Ministers regularly use figures for the 1993 to 2007 period and, of course, they like using figures for the 1997 to 2007 period, when they can claim more of the credit. Whichever period one chooses, it presents a very different picture from the previous 40 years. It is a picture of growth in passenger travel and in freight transportation. Many of the present problems of the railways are the kind that one wants in a business. They are the problems of too much pressure of demand—more people wishing to use the railways and more people frustrated that better use cannot be made of those fabulous routes across the country and into the centres of our leading towns and cities, which are at present in the monopoly custodianship of Network Rail, the subject of the debate this evening. We seem to have some agreement that privatisation kicked off something that was rather good.

The Parliamentary Under-Secretary of State for Transport (Mr. Tom Harris): In spite of myself, I am enjoying the right hon. Gentleman’s contribution.
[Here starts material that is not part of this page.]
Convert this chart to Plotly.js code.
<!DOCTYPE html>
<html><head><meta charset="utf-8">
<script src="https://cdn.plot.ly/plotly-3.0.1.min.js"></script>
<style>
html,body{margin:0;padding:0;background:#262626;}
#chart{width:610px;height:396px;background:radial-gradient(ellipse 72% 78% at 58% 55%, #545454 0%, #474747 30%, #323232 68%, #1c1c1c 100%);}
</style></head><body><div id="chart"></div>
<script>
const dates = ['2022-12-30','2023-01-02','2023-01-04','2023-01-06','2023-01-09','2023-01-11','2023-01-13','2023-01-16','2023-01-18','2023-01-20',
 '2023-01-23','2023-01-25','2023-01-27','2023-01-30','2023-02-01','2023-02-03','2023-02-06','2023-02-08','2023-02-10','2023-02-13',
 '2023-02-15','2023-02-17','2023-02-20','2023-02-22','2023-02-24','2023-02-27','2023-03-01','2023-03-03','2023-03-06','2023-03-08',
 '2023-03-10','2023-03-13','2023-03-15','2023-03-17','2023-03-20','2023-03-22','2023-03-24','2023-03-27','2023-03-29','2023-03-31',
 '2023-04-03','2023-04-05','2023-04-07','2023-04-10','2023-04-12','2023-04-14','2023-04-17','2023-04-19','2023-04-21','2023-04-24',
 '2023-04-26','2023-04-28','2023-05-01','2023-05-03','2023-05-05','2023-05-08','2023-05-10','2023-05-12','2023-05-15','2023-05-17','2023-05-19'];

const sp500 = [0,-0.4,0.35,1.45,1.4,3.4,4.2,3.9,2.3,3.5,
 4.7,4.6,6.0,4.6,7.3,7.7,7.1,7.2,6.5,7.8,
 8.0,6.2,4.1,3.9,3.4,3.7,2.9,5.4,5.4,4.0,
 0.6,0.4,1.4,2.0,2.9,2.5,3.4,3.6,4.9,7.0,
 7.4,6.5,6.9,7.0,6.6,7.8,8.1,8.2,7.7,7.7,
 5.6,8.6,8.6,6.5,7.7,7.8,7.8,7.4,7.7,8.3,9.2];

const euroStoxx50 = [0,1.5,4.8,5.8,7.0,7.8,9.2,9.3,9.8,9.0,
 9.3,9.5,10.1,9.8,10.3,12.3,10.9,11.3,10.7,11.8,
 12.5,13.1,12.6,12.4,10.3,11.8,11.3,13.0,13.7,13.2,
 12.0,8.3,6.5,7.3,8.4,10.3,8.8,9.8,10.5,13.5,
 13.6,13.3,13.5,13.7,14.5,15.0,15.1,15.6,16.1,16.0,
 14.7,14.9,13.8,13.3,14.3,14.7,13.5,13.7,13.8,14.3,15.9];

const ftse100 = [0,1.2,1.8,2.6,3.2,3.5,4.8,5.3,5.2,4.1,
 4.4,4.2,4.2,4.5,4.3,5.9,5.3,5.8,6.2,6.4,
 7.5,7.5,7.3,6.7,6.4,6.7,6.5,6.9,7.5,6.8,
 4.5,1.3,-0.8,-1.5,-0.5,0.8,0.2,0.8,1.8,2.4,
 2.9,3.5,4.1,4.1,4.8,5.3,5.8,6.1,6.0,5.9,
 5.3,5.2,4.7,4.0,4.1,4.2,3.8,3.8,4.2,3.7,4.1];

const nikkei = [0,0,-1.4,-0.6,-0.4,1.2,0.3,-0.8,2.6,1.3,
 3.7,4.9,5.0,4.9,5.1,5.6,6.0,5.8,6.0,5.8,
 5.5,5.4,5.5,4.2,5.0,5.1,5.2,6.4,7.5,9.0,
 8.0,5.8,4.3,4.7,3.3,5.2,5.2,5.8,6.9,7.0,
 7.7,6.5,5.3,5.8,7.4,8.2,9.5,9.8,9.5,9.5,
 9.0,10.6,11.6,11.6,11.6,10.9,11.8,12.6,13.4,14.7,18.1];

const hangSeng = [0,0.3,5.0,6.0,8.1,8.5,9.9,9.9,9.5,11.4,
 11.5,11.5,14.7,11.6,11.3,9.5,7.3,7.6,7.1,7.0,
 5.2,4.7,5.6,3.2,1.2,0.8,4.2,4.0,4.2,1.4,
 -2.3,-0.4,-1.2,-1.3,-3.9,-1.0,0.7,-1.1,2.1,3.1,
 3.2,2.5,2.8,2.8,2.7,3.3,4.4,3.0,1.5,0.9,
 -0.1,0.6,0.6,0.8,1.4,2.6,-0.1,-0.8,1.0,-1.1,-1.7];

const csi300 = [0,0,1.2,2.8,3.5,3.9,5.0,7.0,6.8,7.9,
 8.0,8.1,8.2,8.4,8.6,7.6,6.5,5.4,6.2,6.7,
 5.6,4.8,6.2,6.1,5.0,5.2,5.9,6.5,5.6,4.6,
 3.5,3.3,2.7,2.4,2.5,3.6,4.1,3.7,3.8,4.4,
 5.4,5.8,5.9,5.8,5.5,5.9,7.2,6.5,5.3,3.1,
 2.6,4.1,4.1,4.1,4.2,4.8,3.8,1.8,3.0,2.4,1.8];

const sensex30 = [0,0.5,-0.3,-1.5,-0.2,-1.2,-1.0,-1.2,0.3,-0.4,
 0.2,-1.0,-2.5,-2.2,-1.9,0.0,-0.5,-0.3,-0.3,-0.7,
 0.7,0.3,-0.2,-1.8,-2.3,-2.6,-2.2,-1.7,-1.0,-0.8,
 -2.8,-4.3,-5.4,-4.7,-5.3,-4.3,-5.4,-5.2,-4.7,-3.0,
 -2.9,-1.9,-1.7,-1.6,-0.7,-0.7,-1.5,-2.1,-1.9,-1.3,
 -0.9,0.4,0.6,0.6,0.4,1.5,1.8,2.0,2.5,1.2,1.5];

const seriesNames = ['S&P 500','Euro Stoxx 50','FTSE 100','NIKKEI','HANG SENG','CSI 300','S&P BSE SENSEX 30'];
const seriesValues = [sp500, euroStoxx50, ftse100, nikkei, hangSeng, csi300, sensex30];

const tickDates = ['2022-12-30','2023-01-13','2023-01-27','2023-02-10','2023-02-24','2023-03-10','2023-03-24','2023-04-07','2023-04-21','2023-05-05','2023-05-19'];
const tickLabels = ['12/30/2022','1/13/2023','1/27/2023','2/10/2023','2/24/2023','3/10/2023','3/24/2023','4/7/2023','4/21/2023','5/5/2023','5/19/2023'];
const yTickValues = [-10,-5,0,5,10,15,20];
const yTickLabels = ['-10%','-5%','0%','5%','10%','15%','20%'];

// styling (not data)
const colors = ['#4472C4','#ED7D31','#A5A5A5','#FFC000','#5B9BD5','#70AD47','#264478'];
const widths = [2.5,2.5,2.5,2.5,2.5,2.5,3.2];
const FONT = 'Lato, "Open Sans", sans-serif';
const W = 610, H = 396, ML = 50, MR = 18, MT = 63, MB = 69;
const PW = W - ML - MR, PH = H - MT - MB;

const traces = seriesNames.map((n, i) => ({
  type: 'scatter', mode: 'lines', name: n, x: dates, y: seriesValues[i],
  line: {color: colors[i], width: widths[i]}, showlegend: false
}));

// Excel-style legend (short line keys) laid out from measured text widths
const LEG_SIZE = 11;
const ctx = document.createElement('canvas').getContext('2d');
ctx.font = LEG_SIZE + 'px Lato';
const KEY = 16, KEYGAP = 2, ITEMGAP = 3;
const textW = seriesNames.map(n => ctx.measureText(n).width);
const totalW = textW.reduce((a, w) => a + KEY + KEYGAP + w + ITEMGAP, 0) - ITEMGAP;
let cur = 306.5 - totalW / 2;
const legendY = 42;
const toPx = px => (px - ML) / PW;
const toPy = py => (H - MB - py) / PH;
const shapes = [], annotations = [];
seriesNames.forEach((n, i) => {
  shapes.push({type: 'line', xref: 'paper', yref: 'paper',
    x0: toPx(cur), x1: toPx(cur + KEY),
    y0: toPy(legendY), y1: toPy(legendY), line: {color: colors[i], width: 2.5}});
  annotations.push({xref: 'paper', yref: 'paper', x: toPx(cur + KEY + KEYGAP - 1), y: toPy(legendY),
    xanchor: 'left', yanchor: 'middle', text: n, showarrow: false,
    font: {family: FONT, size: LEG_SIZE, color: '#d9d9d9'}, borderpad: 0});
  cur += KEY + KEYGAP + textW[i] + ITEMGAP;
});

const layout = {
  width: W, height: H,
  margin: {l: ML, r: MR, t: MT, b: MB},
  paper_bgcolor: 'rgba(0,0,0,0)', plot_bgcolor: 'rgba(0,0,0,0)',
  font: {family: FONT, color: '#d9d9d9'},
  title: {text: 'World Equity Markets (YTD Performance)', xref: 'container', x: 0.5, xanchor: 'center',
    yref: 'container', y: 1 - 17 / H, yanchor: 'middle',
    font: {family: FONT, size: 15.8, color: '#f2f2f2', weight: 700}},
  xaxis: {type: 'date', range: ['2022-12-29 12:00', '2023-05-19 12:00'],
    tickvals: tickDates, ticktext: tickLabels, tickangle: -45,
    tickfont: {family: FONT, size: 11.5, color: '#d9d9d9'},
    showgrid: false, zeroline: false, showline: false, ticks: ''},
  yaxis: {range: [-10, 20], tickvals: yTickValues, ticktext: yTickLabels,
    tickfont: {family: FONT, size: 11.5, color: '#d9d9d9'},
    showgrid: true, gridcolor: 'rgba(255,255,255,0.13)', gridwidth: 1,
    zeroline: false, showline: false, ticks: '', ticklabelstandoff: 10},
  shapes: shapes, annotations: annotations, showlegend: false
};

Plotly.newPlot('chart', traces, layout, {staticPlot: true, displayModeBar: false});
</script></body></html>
It is good to know that we do not have to wait for the publication of his memoirs to see that he disagreed with his Cabinet colleagues on the nature of the privatisation of the railways in 1993. Before he goes on to the consequences of that privatisation, would he mind sharing with the House his specific reservation with regard to the financial structure of Railtrack, the rolling stock companies and the passenger franchising system?

Mr. Redwood: My problem with the structure that we chose and with the Government’s structure is that I think we left too big a monopoly element in the track. The evil is monopoly—it is not public ownership so much as monopoly. As all the economic textbooks rightly tell us, monopoly does in the customer. It always charges too much and delivers too little. It always looks after the interests of the owners and the senior managers. It does not look after the interests of the customers or even of the more junior employees, who do most of the work. So it is a nasty system, and even public ownership does not tame monopoly sufficiently to get rid its evil consequences.

At the time, I favoured splitting the railway into regional rail companies, which would allow competitive challenge over time, because they would have to re-bid for franchises; so it was not a perpetual monopoly for them. At the same time, it would allow others to come in and build new track or suggest new services, so that there was some element of contestability where the tracks could, in certain circumstances, be used as a common carrier and would not necessarily remain the monopoly preserve of the regional company. The basic structure was to go back to regional companies.

Although I do not think it necessary, reconnecting track and train can make sense. I was a strong opponent of the London underground system developed by the Government, because I thought that splitting track and train in confined tunnels was particularly foolish. I proposed the pro-competitive solution of splitting things into competing companies that owned track and train entire with their own lines; I think that that would still be a better answer, given that the system has gone bankrupt in one major company and is obviously struggling.